> Exercise directions:
Return exactly the lines that run from the beginning through the line containing "const SLOW_STEP_MIN = 0.6;", both included, and no others.

> Data extract:
>> BEGIN
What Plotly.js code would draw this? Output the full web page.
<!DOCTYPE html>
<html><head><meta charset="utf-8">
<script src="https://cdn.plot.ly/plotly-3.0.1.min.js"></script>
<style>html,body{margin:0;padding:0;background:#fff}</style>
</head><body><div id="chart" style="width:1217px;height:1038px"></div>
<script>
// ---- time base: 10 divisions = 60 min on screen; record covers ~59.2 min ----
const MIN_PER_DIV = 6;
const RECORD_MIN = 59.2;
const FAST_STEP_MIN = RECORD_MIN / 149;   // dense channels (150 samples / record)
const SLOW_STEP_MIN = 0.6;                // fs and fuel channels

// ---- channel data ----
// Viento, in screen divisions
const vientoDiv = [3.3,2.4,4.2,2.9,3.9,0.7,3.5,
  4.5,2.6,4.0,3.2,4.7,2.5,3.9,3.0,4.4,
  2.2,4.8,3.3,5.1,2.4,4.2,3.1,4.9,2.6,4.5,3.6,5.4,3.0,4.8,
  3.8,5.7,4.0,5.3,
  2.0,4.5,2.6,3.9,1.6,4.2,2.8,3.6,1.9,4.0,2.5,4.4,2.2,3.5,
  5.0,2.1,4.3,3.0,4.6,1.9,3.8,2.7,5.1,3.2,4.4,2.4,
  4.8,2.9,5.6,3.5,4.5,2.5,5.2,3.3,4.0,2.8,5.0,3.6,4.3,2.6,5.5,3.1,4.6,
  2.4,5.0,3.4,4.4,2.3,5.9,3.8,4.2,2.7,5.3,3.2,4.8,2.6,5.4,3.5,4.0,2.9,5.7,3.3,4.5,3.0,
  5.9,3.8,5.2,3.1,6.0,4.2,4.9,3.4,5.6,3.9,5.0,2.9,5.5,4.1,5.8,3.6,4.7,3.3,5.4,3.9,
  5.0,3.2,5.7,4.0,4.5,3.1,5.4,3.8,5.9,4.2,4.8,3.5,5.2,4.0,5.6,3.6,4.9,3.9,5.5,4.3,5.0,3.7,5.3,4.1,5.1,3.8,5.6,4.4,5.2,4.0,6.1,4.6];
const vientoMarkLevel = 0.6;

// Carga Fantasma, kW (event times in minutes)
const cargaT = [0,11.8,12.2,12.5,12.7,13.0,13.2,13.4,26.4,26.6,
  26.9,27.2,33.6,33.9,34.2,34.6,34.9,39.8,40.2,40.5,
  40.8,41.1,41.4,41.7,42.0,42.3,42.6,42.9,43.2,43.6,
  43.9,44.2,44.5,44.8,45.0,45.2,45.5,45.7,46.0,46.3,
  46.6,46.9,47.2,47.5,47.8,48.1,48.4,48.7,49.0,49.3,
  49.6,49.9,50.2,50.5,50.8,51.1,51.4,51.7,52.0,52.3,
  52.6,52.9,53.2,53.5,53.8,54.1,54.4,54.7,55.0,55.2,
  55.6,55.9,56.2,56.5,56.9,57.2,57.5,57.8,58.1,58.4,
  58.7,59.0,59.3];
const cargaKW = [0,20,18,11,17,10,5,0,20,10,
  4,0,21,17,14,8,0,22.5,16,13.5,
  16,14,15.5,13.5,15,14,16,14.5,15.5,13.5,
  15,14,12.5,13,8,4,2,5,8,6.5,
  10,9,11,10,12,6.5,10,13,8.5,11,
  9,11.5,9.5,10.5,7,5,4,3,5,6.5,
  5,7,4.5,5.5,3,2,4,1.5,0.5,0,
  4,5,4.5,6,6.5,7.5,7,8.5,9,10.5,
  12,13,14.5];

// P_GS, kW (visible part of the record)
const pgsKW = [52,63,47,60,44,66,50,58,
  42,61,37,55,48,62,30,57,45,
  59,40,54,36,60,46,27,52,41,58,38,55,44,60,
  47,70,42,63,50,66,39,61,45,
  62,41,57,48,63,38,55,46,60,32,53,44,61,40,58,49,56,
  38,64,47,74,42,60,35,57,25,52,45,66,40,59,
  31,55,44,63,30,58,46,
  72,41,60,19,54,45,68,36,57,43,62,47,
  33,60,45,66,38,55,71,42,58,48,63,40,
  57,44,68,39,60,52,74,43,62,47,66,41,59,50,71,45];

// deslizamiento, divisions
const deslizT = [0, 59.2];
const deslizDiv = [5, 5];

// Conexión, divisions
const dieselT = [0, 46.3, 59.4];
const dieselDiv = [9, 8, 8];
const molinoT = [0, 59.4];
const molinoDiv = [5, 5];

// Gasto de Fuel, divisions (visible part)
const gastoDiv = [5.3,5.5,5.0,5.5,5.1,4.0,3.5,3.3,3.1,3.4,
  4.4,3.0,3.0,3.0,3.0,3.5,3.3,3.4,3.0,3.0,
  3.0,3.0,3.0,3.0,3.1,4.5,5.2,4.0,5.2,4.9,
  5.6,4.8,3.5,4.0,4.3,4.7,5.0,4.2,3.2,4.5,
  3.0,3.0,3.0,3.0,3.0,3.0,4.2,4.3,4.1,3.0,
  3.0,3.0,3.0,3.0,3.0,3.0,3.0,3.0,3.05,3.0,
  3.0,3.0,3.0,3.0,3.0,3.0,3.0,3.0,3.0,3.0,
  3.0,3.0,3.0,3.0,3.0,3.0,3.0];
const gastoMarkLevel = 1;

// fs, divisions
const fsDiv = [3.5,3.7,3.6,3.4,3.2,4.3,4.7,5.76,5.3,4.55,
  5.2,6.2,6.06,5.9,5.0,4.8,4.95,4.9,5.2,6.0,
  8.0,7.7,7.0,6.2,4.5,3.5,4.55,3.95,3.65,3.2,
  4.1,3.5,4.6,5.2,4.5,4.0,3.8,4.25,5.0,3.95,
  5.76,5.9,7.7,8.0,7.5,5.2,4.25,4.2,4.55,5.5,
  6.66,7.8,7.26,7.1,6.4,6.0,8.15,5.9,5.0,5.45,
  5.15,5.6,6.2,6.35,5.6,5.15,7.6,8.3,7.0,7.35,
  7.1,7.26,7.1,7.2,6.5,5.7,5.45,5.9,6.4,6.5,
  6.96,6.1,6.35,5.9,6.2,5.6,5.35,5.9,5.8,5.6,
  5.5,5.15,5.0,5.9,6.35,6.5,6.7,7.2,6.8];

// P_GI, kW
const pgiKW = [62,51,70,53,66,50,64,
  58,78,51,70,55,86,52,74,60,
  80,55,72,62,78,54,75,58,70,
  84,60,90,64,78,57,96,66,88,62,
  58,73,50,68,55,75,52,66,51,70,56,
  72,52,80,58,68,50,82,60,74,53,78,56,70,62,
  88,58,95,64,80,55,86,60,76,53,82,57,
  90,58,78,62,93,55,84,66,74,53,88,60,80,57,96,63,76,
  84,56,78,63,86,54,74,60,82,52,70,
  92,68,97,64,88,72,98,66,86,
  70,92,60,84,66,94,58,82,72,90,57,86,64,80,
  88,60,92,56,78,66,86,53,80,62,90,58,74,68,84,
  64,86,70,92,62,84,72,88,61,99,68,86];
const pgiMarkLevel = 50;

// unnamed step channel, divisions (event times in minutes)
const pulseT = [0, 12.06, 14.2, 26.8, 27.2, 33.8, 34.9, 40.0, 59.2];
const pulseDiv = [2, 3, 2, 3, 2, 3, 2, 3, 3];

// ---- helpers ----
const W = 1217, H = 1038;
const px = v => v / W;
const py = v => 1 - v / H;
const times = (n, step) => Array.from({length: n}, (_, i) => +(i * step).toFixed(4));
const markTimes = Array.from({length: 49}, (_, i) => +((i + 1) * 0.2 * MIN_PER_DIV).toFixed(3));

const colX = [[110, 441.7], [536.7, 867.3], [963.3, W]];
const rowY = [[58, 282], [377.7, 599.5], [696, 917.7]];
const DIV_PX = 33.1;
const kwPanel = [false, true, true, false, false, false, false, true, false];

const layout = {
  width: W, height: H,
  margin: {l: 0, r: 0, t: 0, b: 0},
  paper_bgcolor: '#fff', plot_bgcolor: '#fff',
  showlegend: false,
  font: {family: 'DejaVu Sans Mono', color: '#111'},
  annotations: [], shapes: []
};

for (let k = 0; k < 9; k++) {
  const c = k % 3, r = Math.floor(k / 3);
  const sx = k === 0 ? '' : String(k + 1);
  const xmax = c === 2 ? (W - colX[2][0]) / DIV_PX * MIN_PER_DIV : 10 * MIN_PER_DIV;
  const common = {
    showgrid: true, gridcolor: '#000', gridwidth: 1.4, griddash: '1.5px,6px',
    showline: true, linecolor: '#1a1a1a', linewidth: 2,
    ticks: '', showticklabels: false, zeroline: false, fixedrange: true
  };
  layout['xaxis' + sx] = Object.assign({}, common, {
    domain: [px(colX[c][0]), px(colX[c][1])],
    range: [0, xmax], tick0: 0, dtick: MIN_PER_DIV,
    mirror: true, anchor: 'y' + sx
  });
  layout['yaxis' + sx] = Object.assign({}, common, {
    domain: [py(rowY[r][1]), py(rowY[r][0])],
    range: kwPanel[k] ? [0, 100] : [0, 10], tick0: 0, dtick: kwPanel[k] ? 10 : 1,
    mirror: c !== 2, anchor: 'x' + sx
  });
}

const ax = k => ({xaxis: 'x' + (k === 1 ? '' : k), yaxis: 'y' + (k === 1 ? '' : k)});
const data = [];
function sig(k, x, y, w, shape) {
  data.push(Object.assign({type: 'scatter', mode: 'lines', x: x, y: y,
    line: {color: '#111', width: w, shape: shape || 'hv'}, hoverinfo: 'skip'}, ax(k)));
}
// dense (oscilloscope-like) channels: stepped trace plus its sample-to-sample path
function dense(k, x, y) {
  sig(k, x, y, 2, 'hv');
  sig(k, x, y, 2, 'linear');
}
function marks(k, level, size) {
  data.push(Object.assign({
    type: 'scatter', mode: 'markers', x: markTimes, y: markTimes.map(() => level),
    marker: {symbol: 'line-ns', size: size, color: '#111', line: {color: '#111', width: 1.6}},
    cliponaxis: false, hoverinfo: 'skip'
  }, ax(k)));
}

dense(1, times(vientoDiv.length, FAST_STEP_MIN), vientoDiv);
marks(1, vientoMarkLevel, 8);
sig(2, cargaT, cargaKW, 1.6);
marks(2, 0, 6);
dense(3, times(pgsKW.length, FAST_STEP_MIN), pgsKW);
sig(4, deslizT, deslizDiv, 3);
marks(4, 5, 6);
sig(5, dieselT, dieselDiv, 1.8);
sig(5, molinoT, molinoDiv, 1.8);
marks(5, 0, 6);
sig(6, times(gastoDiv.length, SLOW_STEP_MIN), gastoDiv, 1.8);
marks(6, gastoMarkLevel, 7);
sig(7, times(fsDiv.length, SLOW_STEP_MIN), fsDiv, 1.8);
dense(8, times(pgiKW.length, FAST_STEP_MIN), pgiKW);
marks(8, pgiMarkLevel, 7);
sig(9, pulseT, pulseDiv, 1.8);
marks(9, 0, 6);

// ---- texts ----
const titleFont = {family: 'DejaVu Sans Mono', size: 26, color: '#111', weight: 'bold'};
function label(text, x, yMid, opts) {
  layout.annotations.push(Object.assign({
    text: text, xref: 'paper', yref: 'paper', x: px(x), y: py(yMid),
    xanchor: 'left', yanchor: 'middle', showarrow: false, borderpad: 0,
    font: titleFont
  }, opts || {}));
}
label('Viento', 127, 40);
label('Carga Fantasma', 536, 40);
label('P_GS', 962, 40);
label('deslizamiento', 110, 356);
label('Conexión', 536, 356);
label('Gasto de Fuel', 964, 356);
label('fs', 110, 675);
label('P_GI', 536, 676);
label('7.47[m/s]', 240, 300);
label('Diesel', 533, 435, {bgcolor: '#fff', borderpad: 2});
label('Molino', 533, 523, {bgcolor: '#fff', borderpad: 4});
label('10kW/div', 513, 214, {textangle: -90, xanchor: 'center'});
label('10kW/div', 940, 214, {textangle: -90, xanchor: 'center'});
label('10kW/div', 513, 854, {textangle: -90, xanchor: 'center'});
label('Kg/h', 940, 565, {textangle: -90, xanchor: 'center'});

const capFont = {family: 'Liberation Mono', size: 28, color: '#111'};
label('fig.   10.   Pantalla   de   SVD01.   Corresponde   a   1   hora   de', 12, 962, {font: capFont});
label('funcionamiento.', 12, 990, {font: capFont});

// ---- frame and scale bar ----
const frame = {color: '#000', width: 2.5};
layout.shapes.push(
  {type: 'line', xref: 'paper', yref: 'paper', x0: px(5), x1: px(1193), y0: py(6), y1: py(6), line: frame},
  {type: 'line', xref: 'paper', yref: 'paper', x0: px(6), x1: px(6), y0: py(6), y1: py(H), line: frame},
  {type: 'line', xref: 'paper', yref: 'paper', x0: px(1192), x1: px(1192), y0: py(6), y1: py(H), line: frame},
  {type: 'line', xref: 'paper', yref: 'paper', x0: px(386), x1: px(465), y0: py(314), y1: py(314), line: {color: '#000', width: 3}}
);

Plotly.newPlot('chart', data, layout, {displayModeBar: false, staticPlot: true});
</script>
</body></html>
>> END
> Complete response:
What Plotly.js code would draw this? Output the full web page.
<!DOCTYPE html>
<html><head><meta charset="utf-8">
<script src="https://cdn.plot.ly/plotly-3.0.1.min.js"></script>
<style>html,body{margin:0;padding:0;background:#fff}</style>
</head><body><div id="chart" style="width:1217px;height:1038px"></div>
<script>
// ---- time base: 10 divisions = 60 min on screen; record covers ~59.2 min ----
const MIN_PER_DIV = 6;
const RECORD_MIN = 59.2;
const FAST_STEP_MIN = RECORD_MIN / 149;   // dense channels (150 samples / record)
const SLOW_STEP_MIN = 0.6;                // fs and fuel channels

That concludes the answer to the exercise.